→ Exercise objective: Determine which lines contain the word "this", then copy those lines.

→ Records with drawing code:
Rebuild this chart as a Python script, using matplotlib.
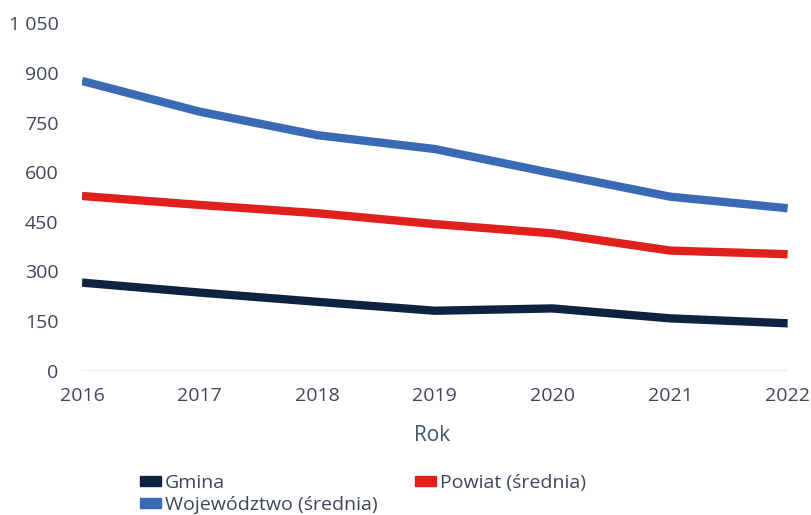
import matplotlib.pyplot as plt
from matplotlib.patches import Patch
from matplotlib.ticker import FuncFormatter

years = [2016, 2017, 2018, 2019, 2020, 2021, 2022]
gmina = [266, 236, 208, 181, 188, 158, 143]
powiat = [528, 501, 476, 443, 415, 363, 352]
wojewodztwo = [876, 783, 712, 670, 597, 526, 491]

c_gmina = '#0e2242'
c_powiat = '#e0201c'
c_woj = '#3a6ab4'
text_c = '#3d4759'

plt.rcParams['font.family'] = ['Open Sans', 'DejaVu Sans']

fig = plt.figure(figsize=(8.12, 5.15), dpi=100)
ax = fig.add_axes([0.101, 0.2804, 0.869, 0.6742])

ax.axhline(0, color='#e6e8ec', lw=1.2, zorder=1)
for vals, col in [(gmina, c_gmina), (powiat, c_powiat), (wojewodztwo, c_woj)]:
    ax.plot(years, vals, color=col, lw=6, solid_capstyle='butt', solid_joinstyle='round', zorder=3)

ax.set_xlim(2016, 2022)
ax.set_ylim(0, 1050)
ax.set_xticks(years)
ax.set_yticks(range(0, 1051, 150))
ax.yaxis.set_major_formatter(FuncFormatter(lambda v, p: f'{int(v):,}'.replace(',', ' ')))
ax.tick_params(length=0, labelsize=14, colors=text_c)
ax.tick_params(axis='y', pad=17)
ax.tick_params(axis='x', pad=12)
for s in ax.spines.values():
    s.set_visible(False)

fig.text(0.532, 0.155, 'Rok', ha='center', va='center', fontsize=15, color='#44546c')

handles = [Patch(color=c_gmina), Patch(color=c_woj), Patch(color=c_powiat)]
labels = ['Gmina', 'Województwo (średnia)', 'Powiat (średnia)']
fig.legend(handles, labels, ncol=2, loc='upper left', bbox_to_anchor=(0.172, 0.080),
           frameon=False, fontsize=14, labelcolor=text_c, handlelength=1.1, handleheight=0.45,
           handletextpad=0.2, columnspacing=1.9, labelspacing=0.2, borderaxespad=0, borderpad=0)

fig.savefig('out.png', dpi=100)
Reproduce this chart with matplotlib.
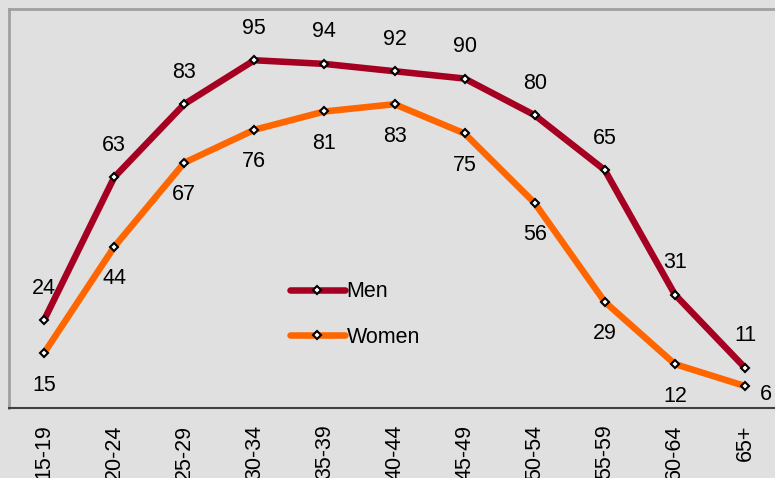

→ Correct response:
Rebuild this chart as a Python script, using matplotlib.
Reproduce this chart with matplotlib.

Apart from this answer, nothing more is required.